>> Start Supplied material

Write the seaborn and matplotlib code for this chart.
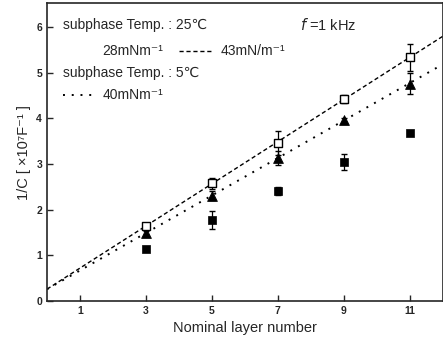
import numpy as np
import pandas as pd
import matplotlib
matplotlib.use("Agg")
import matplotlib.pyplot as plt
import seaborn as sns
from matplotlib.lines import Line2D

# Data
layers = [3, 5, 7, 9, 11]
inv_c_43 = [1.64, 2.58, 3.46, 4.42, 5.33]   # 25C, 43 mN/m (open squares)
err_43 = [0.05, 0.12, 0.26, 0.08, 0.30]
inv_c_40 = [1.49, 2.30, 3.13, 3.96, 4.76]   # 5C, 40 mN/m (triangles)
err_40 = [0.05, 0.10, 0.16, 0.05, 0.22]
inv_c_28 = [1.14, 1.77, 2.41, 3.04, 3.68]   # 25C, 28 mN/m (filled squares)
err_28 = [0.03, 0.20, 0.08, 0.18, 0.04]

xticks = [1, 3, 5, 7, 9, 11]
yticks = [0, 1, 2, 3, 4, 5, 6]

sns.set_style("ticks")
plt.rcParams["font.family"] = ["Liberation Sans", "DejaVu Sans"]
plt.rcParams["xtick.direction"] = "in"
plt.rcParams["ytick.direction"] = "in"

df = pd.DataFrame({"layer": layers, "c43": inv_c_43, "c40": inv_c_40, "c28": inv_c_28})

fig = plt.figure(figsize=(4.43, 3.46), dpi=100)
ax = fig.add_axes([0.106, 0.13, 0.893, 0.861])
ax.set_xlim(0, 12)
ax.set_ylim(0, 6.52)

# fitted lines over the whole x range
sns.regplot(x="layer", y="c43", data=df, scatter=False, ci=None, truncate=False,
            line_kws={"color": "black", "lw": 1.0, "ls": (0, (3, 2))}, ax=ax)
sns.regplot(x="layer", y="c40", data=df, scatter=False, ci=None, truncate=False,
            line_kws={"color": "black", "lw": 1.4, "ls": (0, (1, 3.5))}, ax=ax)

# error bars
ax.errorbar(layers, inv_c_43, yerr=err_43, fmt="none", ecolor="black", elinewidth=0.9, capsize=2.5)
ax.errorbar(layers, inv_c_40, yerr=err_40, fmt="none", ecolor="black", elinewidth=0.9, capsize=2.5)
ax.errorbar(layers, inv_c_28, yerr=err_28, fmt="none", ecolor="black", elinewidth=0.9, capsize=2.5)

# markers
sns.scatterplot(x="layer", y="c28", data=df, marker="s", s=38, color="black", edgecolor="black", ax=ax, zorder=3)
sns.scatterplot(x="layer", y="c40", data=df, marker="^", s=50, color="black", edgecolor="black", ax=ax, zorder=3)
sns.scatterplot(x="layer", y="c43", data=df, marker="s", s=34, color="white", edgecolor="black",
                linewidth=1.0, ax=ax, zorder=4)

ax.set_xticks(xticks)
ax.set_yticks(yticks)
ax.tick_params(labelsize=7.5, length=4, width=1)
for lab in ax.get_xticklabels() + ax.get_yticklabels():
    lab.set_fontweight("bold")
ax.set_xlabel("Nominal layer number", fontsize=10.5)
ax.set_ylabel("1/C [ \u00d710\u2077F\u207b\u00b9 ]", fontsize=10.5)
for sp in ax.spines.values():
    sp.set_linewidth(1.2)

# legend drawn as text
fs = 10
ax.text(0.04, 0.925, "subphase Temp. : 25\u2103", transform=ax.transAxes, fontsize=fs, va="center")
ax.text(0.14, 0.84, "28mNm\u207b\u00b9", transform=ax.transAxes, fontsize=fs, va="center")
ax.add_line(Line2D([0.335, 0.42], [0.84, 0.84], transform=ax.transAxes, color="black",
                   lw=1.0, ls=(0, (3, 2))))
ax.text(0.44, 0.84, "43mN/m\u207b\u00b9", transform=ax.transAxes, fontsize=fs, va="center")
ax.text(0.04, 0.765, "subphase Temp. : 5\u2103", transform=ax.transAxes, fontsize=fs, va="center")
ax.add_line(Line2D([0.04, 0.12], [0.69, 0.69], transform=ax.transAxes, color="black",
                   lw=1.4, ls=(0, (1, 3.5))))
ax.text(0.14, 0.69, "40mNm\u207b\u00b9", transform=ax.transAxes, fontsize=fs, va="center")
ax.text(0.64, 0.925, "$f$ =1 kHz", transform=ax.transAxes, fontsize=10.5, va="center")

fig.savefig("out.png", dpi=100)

>> End Supplied material

Work required
Reproduce the material above verbatim; omit every picture.

Exercise result
Write the seaborn and matplotlib code for this chart.
import numpy as np
import pandas as pd
import matplotlib
matplotlib.use("Agg")
import matplotlib.pyplot as plt
import seaborn as sns
from matplotlib.lines import Line2D

# Data
layers = [3, 5, 7, 9, 11]
inv_c_43 = [1.64, 2.58, 3.46, 4.42, 5.33]   # 25C, 43 mN/m (open squares)
err_43 = [0.05, 0.12, 0.26, 0.08, 0.30]
inv_c_40 = [1.49, 2.30, 3.13, 3.96, 4.76]   # 5C, 40 mN/m (triangles)
err_40 = [0.05, 0.10, 0.16, 0.05, 0.22]
inv_c_28 = [1.14, 1.77, 2.41, 3.04, 3.68]   # 25C, 28 mN/m (filled squares)
err_28 = [0.03, 0.20, 0.08, 0.18, 0.04]

xticks = [1, 3, 5, 7, 9, 11]
yticks = [0, 1, 2, 3, 4, 5, 6]

sns.set_style("ticks")
plt.rcParams["font.family"] = ["Liberation Sans", "DejaVu Sans"]
plt.rcParams["xtick.direction"] = "in"
plt.rcParams["ytick.direction"] = "in"

df = pd.DataFrame({"layer": layers, "c43": inv_c_43, "c40": inv_c_40, "c28": inv_c_28})

fig = plt.figure(figsize=(4.43, 3.46), dpi=100)
ax = fig.add_axes([0.106, 0.13, 0.893, 0.861])
ax.set_xlim(0, 12)
ax.set_ylim(0, 6.52)

# fitted lines over the whole x range
sns.regplot(x="layer", y="c43", data=df, scatter=False, ci=None, truncate=False,
            line_kws={"color": "black", "lw": 1.0, "ls": (0, (3, 2))}, ax=ax)
sns.regplot(x="layer", y="c40", data=df, scatter=False, ci=None, truncate=False,
            line_kws={"color": "black", "lw": 1.4, "ls": (0, (1, 3.5))}, ax=ax)

# error bars
ax.errorbar(layers, inv_c_43, yerr=err_43, fmt="none", ecolor="black", elinewidth=0.9, capsize=2.5)
ax.errorbar(layers, inv_c_40, yerr=err_40, fmt="none", ecolor="black", elinewidth=0.9, capsize=2.5)
ax.errorbar(layers, inv_c_28, yerr=err_28, fmt="none", ecolor="black", elinewidth=0.9, capsize=2.5)

# markers
sns.scatterplot(x="layer", y="c28", data=df, marker="s", s=38, color="black", edgecolor="black", ax=ax, zorder=3)
sns.scatterplot(x="layer", y="c40", data=df, marker="^", s=50, color="black", edgecolor="black", ax=ax, zorder=3)
sns.scatterplot(x="layer", y="c43", data=df, marker="s", s=34, color="white", edgecolor="black",
                linewidth=1.0, ax=ax, zorder=4)

ax.set_xticks(xticks)
ax.set_yticks(yticks)
ax.tick_params(labelsize=7.5, length=4, width=1)
for lab in ax.get_xticklabels() + ax.get_yticklabels():
    lab.set_fontweight("bold")
ax.set_xlabel("Nominal layer number", fontsize=10.5)
ax.set_ylabel("1/C [ \u00d710\u2077F\u207b\u00b9 ]", fontsize=10.5)
for sp in ax.spines.values():
    sp.set_linewidth(1.2)

# legend drawn as text
fs = 10
ax.text(0.04, 0.925, "subphase Temp. : 25\u2103", transform=ax.transAxes, fontsize=fs, va="center")
ax.text(0.14, 0.84, "28mNm\u207b\u00b9", transform=ax.transAxes, fontsize=fs, va="center")
ax.add_line(Line2D([0.335, 0.42], [0.84, 0.84], transform=ax.transAxes, color="black",
                   lw=1.0, ls=(0, (3, 2))))
ax.text(0.44, 0.84, "43mN/m\u207b\u00b9", transform=ax.transAxes, fontsize=fs, va="center")
ax.text(0.04, 0.765, "subphase Temp. : 5\u2103", transform=ax.transAxes, fontsize=fs, va="center")
ax.add_line(Line2D([0.04, 0.12], [0.69, 0.69], transform=ax.transAxes, color="black",
                   lw=1.4, ls=(0, (1, 3.5))))
ax.text(0.14, 0.69, "40mNm\u207b\u00b9", transform=ax.transAxes, fontsize=fs, va="center")
ax.text(0.64, 0.925, "$f$ =1 kHz", transform=ax.transAxes, fontsize=10.5, va="center")

fig.savefig("out.png", dpi=100)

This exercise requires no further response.